2. l'augmentation annuelle des charges externes et des salaires (on compte généralement 2%)

Sur 12 ans, si la croissance de ton CA ne compense pas ces deux paramètres, ce sont des centaines de milliers d'euros qui te manqueront pour rembourser ta banque (qui n'attendra pas 12 ans pour te le faire savoir). Si tu veux le vérifier, amuse-toi à faire varier tous les paramètres de ton prévisionnel en utilisant le fichier excel à télécharger sur le lien suivant : http://apab.asso-web.com/55+calcul-de-previsionnel.html

N'oublie pas non plus que si tu épuises d'entrée de jeu toutes tes marges de manoeuvre : faible rémunération, personnel minimum.
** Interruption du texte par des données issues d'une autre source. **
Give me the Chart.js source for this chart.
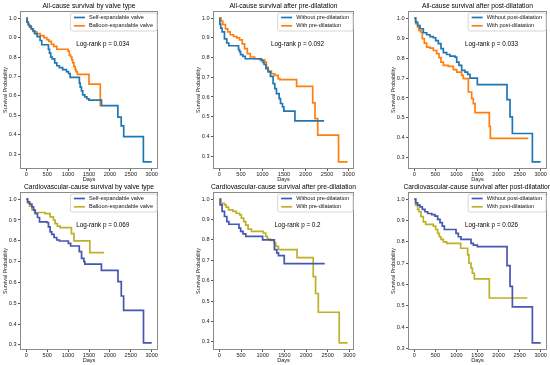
<!DOCTYPE html>
<html><head><meta charset="utf-8">
<script src="https://cdn.jsdelivr.net/npm/chart.js@4.4.1/dist/chart.umd.min.js"></script>
<style>
html,body{margin:0;padding:0;background:#fff;overflow:hidden;width:550px;height:365px;position:relative;}
canvas{position:absolute;}
</style></head><body>
<script>
// ---------- DATA ----------
const xTickValues = [0, 500, 1000, 1500, 2000, 2500, 3000];
const yTickValues = [0.3, 0.4, 0.5, 0.6, 0.7, 0.8, 0.9, 1.0];

const panelTitles = [
  "All-cause survival by valve type",
  "All-cause survival after pre-dilatation",
  "All-cause survival after post-dilatation",
  "Cardiovascular-cause survival by valve type",
  "Cardiovascular-cause survival after pre-dilatation",
  "Cardiovascular-cause survival after post-dilatation"
];
const seriesLabels = [
  ["Self-expandable valve", "Balloon-expandable valve"],
  ["Without pre-dilatation", "With pre-dilatation"],
  ["Without post-dilatation", "With post-dilatation"],
  ["Self-expandable valve", "Balloon-expandable valve"],
  ["Without pre-dilatation", "With pre-dilatation"],
  ["Without post-dilatation", "With post-dilatation"]
];
const logRankP = ["0.034", "0.092", "0.033", "0.069", "0.2", "0.026"];

// Panel 1: all-cause, valve type
const allSelfDays = [0, 20, 50, 80, 120, 160, 200, 260, 330, 370, 530, 555, 585, 620, 680, 730, 790, 870, 960, 1010, 1050, 1270, 1290, 1320, 1350, 1400, 1450, 1500, 1800, 2190, 2270, 2330, 2800, 3000];
const allSelfSurv = [1.0, 0.98, 0.965, 0.955, 0.945, 0.935, 0.92, 0.905, 0.885, 0.863, 0.84, 0.82, 0.80, 0.79, 0.77, 0.755, 0.745, 0.735, 0.725, 0.715, 0.695, 0.665, 0.645, 0.625, 0.605, 0.595, 0.585, 0.578, 0.55, 0.49, 0.445, 0.39, 0.26, 0.26];
const allBalloonDays = [0, 15, 40, 70, 120, 170, 250, 330, 420, 490, 540, 600, 660, 730, 1000, 1030, 1060, 1090, 1110, 1140, 1170, 1190, 1220, 1500, 1770, 1800];
const allBalloonSurv = [1.0, 0.98, 0.97, 0.96, 0.945, 0.93, 0.92, 0.91, 0.90, 0.89, 0.88, 0.865, 0.855, 0.84, 0.83, 0.81, 0.80, 0.785, 0.77, 0.75, 0.735, 0.725, 0.71, 0.66, 0.55, 0.55];

// Panel 2: all-cause, pre-dilatation
const allNoPreDays = [0, 10, 30, 62, 117, 171, 218, 444, 468, 491, 545, 600, 974, 1013, 1037, 1080, 1130, 1185, 1247, 1286, 1325, 1387, 1419, 1465, 1497, 1754, 2432];
const allNoPreSurv = [1.0, 0.97, 0.95, 0.93, 0.895, 0.874, 0.86, 0.84, 0.83, 0.815, 0.806, 0.794, 0.785, 0.775, 0.765, 0.744, 0.727, 0.705, 0.668, 0.642, 0.617, 0.592, 0.567, 0.55, 0.528, 0.479, 0.479];
const allPreDays = [0, 39, 78, 140, 195, 250, 327, 405, 468, 530, 585, 647, 717, 818, 935, 1052, 1091, 1130, 1208, 1286, 1364, 1403, 1793, 2167, 2221, 2284, 2767, 2977];
const allPreSurv = [1.0, 0.985, 0.968, 0.946, 0.93, 0.916, 0.907, 0.90, 0.89, 0.87, 0.845, 0.82, 0.803, 0.794, 0.789, 0.777, 0.752, 0.732, 0.718, 0.71, 0.693, 0.688, 0.654, 0.57, 0.49, 0.406, 0.271, 0.271];

// Panel 3: all-cause, post-dilatation
const allNoPostDays = [0, 32, 79, 135, 214, 293, 372, 451, 507, 570, 633, 689, 768, 847, 966, 1006, 1061, 1124, 1203, 1267, 1322, 1496, 2201, 2272, 2328, 2803, 3000];
const allNoPostSurv = [1.0, 0.98, 0.963, 0.947, 0.927, 0.917, 0.908, 0.902, 0.888, 0.872, 0.847, 0.827, 0.818, 0.81, 0.805, 0.78, 0.763, 0.738, 0.73, 0.718, 0.70, 0.667, 0.592, 0.505, 0.422, 0.28, 0.28];
const allPostDays = [0, 32, 79, 111, 158, 190, 238, 293, 372, 451, 530, 586, 633, 689, 808, 926, 1006, 1124, 1164, 1283, 1362, 1401, 1441, 1781, 1805, 2708];
const allPostSurv = [1.0, 0.972, 0.955, 0.938, 0.93, 0.897, 0.875, 0.855, 0.85, 0.838, 0.822, 0.802, 0.78, 0.763, 0.758, 0.742, 0.73, 0.713, 0.697, 0.63, 0.597, 0.572, 0.527, 0.458, 0.398, 0.398];

// Panel 4: cardiovascular, valve type
const cvSelfDays = [0, 32, 79, 135, 174, 214, 269, 317, 491, 530, 570, 610, 665, 728, 792, 1006, 1061, 1267, 1322, 1378, 1401, 1797, 2193, 2272, 2328, 2803, 3000];
const cvSelfSurv = [1.0, 0.987, 0.976, 0.963, 0.947, 0.931, 0.912, 0.891, 0.888, 0.867, 0.843, 0.831, 0.816, 0.804, 0.799, 0.788, 0.775, 0.748, 0.716, 0.70, 0.688, 0.658, 0.604, 0.535, 0.466, 0.31, 0.31];
const cvBalloonDays = [0, 32, 79, 135, 198, 451, 570, 649, 689, 744, 808, 1080, 1140, 1520, 1860];
const cvBalloonSurv = [1.0, 0.982, 0.966, 0.95, 0.936, 0.931, 0.915, 0.90, 0.883, 0.871, 0.863, 0.835, 0.80, 0.743, 0.743];

// Panel 5: cardiovascular, pre-dilatation
const cvNoPreDays = [0, 16, 62, 117, 171, 218, 452, 491, 546, 608, 998, 1270, 1325, 1364, 1497, 2432];
const cvNoPreSurv = [1.0, 0.972, 0.94, 0.915, 0.89, 0.877, 0.858, 0.842, 0.83, 0.817, 0.80, 0.752, 0.736, 0.723, 0.684, 0.684];
const cvPreDays = [0, 39, 117, 156, 210, 312, 390, 468, 507, 561, 608, 662, 740, 1013, 1068, 1107, 1169, 1263, 1302, 1364, 1793, 2167, 2221, 2284, 2767, 2960];
const cvPreSurv = [1.0, 0.98, 0.972, 0.961, 0.948, 0.94, 0.931, 0.923, 0.907, 0.89, 0.873, 0.853, 0.842, 0.834, 0.817, 0.804, 0.798, 0.785, 0.768, 0.752, 0.713, 0.62, 0.537, 0.445, 0.295, 0.295];

// Panel 6: cardiovascular, post-dilatation
const cvNoPostDays = [0, 32, 79, 135, 190, 253, 317, 412, 491, 554, 610, 665, 713, 990, 1045, 1108, 1346, 1401, 1496, 2201, 2272, 2328, 2803, 3000];
const cvNoPostSurv = [1.0, 0.983, 0.972, 0.964, 0.952, 0.941, 0.933, 0.928, 0.921, 0.905, 0.89, 0.874, 0.858, 0.84, 0.824, 0.812, 0.793, 0.785, 0.778, 0.689, 0.591, 0.495, 0.327, 0.327];
const cvPostDays = [0, 32, 79, 111, 158, 214, 269, 451, 507, 554, 594, 633, 689, 768, 1101, 1267, 1298, 1346, 1378, 1425, 1781, 2684];
const cvPostSurv = [1.0, 0.972, 0.952, 0.941, 0.918, 0.894, 0.882, 0.874, 0.858, 0.84, 0.824, 0.812, 0.80, 0.793, 0.77, 0.739, 0.70, 0.677, 0.653, 0.627, 0.537, 0.537];

// ---------- STYLE / LAYOUT ----------
const FONT = "'Liberation Sans', Arial, sans-serif";
const topColors = ["#1f77b4", "#ff7f0e"];
const botColors = ["#4556b3", "#bdb12a"];
const colSpines = [[20, 158], [213, 354], [408, 547]];
const rowSpines = [[11, 169], [192, 350]];

const panelSeries = [
  [[allSelfDays, allSelfSurv], [allBalloonDays, allBalloonSurv]],
  [[allNoPreDays, allNoPreSurv], [allPreDays, allPreSurv]],
  [[allNoPostDays, allNoPostSurv], [allPostDays, allPostSurv]],
  [[cvSelfDays, cvSelfSurv], [cvBalloonDays, cvBalloonSurv]],
  [[cvNoPreDays, cvNoPreSurv], [cvPreDays, cvPreSurv]],
  [[cvNoPostDays, cvNoPostSurv], [cvPostDays, cvPostSurv]]
];

const PADL = 40, PADT = 22, PADR = 30, PADB = 30;

function makePanel(i) {
  const col = i % 3, row = Math.floor(i / 3);
  const [L, R] = colSpines[col];
  const [T, B] = rowSpines[row];
  const W = R - L, H = B - T;
  const cv = document.createElement('canvas');
  cv.width = W + PADL + PADR; cv.height = H + PADT + PADB;
  cv.style.left = (L - PADL) + 'px'; cv.style.top = (T - PADT) + 'px';
  cv.style.width = cv.width + 'px'; cv.style.height = cv.height + 'px';
  document.body.appendChild(cv);

  const colors = row === 0 ? topColors : botColors;
  const series = panelSeries[i];
  let xmax = 0, ymin = 1, ymax = 0;
  series.forEach(([d, s]) => { xmax = Math.max(xmax, ...d); ymin = Math.min(ymin, ...s); ymax = Math.max(ymax, ...s); });
  const xm = 0.05 * xmax, ym = 0.05 * (ymax - ymin);

  const datasets = series.map(([d, s], k) => ({
    label: seriesLabels[i][k],
    data: d.map((x, j) => ({ x: x, y: s[j] })),
    stepped: 'before',
    borderColor: colors[k],
    borderWidth: 1.7,
    pointRadius: 0,
    fill: false
  }));

  const decor = {
    id: 'decor' + i,
    afterDraw(chart) {
      const ctx = chart.ctx, a = chart.chartArea;
      ctx.save();
      // frame
      ctx.strokeStyle = '#8a8a8a'; ctx.lineWidth = 1;
      ctx.strokeRect(a.left + 0.5, a.top + 0.5, a.right - a.left - 1, a.bottom - a.top - 1);
      // title
      ctx.fillStyle = '#000';
      ctx.font = `6.7px ${FONT}`;
      ctx.textAlign = 'center'; ctx.textBaseline = 'middle';
      ctx.fillText(panelTitles[i], (a.left + a.right) / 2, a.top - 5);
      // x label
      ctx.font = `5.6px ${FONT}`;
      ctx.fillStyle = '#222';
      ctx.fillText('Days', (a.left + a.right) / 2, a.bottom + 10.5);
      // y label
      ctx.save();
      ctx.translate(a.left - 14.5, (a.top + a.bottom) / 2);
      ctx.rotate(-Math.PI / 2);
      ctx.font = `5.4px ${FONT}`;
      ctx.fillText('Survival Probability', 0, 0);
      ctx.restore();
      // annotation
      ctx.font = `6.3px ${FONT}`;
      ctx.fillStyle = '#000';
      ctx.fillText('Log-rank p = ' + logRankP[i], a.left + 0.6 * (a.right - a.left), a.bottom - 0.79 * (a.bottom - a.top));
      // legend
      ctx.font = `5.6px ${FONT}`;
      const tw = Math.max(...seriesLabels[i].map(t => ctx.measureText(t).width));
      const bw = 4 + 11 + 4 + tw + 3.5, bh = 18;
      const bx = a.right - 1.5 - bw, by = a.top + 1.5;
      ctx.beginPath();
      if (ctx.roundRect) ctx.roundRect(bx + 0.5, by + 0.5, bw, bh, 2); else ctx.rect(bx + 0.5, by + 0.5, bw, bh);
      ctx.fillStyle = 'rgba(255,255,255,0.8)'; ctx.fill();
      ctx.strokeStyle = '#d6d6d6'; ctx.lineWidth = 1; ctx.stroke();
      ctx.textAlign = 'left';
      seriesLabels[i].forEach((t, k) => {
        const yy = by + 5 + k * 8.3;
        ctx.strokeStyle = colors[k]; ctx.lineWidth = 1.7;
        ctx.beginPath(); ctx.moveTo(bx + 4, yy); ctx.lineTo(bx + 15, yy); ctx.stroke();
        ctx.fillStyle = '#111';
        ctx.fillText(t, bx + 19, yy);
      });
      ctx.restore();
    }
  };

  new Chart(cv, {
    type: 'line',
    data: { datasets },
    options: {
      responsive: false, animation: false, events: [], devicePixelRatio: 1,
      layout: { padding: { left: 0, top: PADT, right: PADR, bottom: 0 } },
      plugins: { legend: { display: false }, title: { display: false }, tooltip: { enabled: false } },
      scales: {
        x: {
          type: 'linear', min: -xm, max: xmax + xm,
          afterBuildTicks: s => { s.ticks = xTickValues.map(v => ({ value: v })); },
          afterFit: s => { s.height = PADB; },
          grid: { display: true, drawOnChartArea: false, drawTicks: true, tickLength: 2, color: '#555' },
          border: { display: false },
          ticks: { font: { family: FONT, size: 5.6 }, color: '#222', padding: 0.5, maxRotation: 0, autoSkip: false, callback: v => String(v) }
        },
        y: {
          type: 'linear', min: ymin - ym, max: ymax + ym,
          afterBuildTicks: s => { s.ticks = yTickValues.filter(v => v >= ymin - ym && v <= ymax + ym + 1e-9).map(v => ({ value: v })); },
          afterFit: s => { s.width = PADL; },
          grid: { display: true, drawOnChartArea: false, drawTicks: true, tickLength: 2, color: '#555' },
          border: { display: false },
          ticks: { font: { family: FONT, size: 5.6 }, color: '#222', padding: 1.5, autoSkip: false, callback: v => Number(v).toFixed(1) }
        }
      }
    },
    plugins: [decor]
  });
}
for (let i = 0; i < 6; i++) makePanel(i);
</script>
</body></html>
D'où deux faiblesses majeures :
1. Tu n'as aucune capacité d'investissement pour mener des stratégies de développement.
2. Tu n'as aucune marge pour résister si un médecin n'est pas remplacé, ou par un confère à la main plus légère, ou si un employeur important du coin ferme, etc...
Exemple concret : j'ai récemment rencontré une titulaire qui a acheté il y a 6 ans une officine qui fait entre 800 et 900k€ annuels. Sur la base d'un prévisionnel à 3% de croissance annuelle (ce qui se faisait couramment à l'époque). Pas de problème au début : peu d'impôts (amortissements et intérêts d'emprunt au maximum) et croissance OK. Puis la croissance diminue, les déductions fiscales aussi et là ça coince... Pas d'erreur de gestion particulière de sa part. Juste la faute à pas de chance.
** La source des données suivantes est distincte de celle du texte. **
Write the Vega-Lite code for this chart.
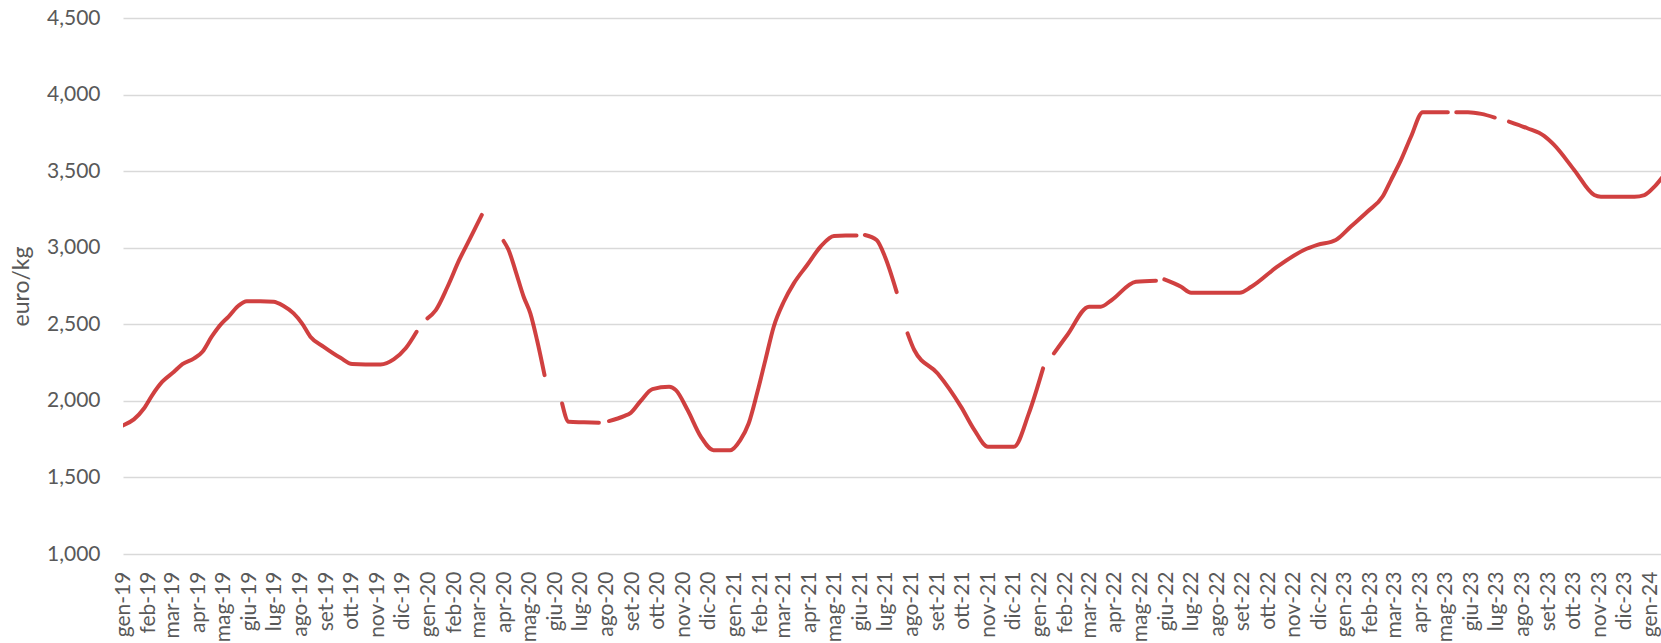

Sur la viabilité des petits CA, si tu pousses ton raisonnement, tu arriveras à départager les avis de Whoops et de pfc : si l'évolution de ton CA compense la baisse de ta marge et l'augmentation de tes charges, c'est gagné. Sinon, c'est cuit. Tout dépend de ton degré d'optimisme... jette quand même un oeil aux fiches de l'INSEE pour avoir une idée de l'évolution démographique du coin : population totale et structure en fonction de l'âge, car si la moitié de la population a déjà plus de 65 ans, l'avenir est un peu sombre à moyen terme.
Si ton CA n'évolue pas tandis que les charges et les salaires augmentent, ton EBE sera inexorablement rongé (assez vite, en fait) jusqu'à ce que ton officine permette tout juste de faire vivre un titulaire qui a fini de rembourser... puis même plus ce titulaire; C'est en ce sens que les petites officines des campagnes qui connaissent une hémorragie démographique sont effectivement appelées à disparaître, sauf revirement de la politique gouvernementale ou action syndicale efficace pour faire remonter les marges (on peut toujours rêver QUAND ON ESSAIE AU MOINS DE S'EN DONNER LES MOYENS, demandez aux médecins)
Donc, entièrement d'accord avec pfc quand il dit qu'il ne faudrait pas acheter ce genre d'affaire plus de 40 à 50 du CA, afin de garder des marges de manoeuvre et, faute de pouvoir capitaliser sur la valeur du fonds, de pouvoir au moins le faire sur ses revenus. Et entièrement d'accord avec Whoops quand il dit que cette question a maintes fois été traitée.

Enfin, concernant le CA /employé, on m'a proposé une officine qui fait 800k€ annuels avec pour seule employée depuis 20 ans une salariée mi-temps qui fait le ménage, du rangement et zéro comptoir. 9h20 de comptoir par jour 6 jours sur 7, zéro absence autorisée (ni matériellement possible d'ailleurs), mais ça existe.

Et un petit mot pour Marinela (sinon c'est pas drôle) : effectivement, quand on n'a que 30 ans et pas d'apport, on n'a pas peur de crocher dedans dans une campagne où personne ne veut aller, de ne pas compter ses heures, ses W-E ni ses vacances et de ne pas rechercher de rémunération extravagante. Mais pour le prix, on demande au moins de ne pas faire faillite au bout de 5 ans parce que la faute à pas de chance (ou d'être obligé de revendre la moitié de nos parts).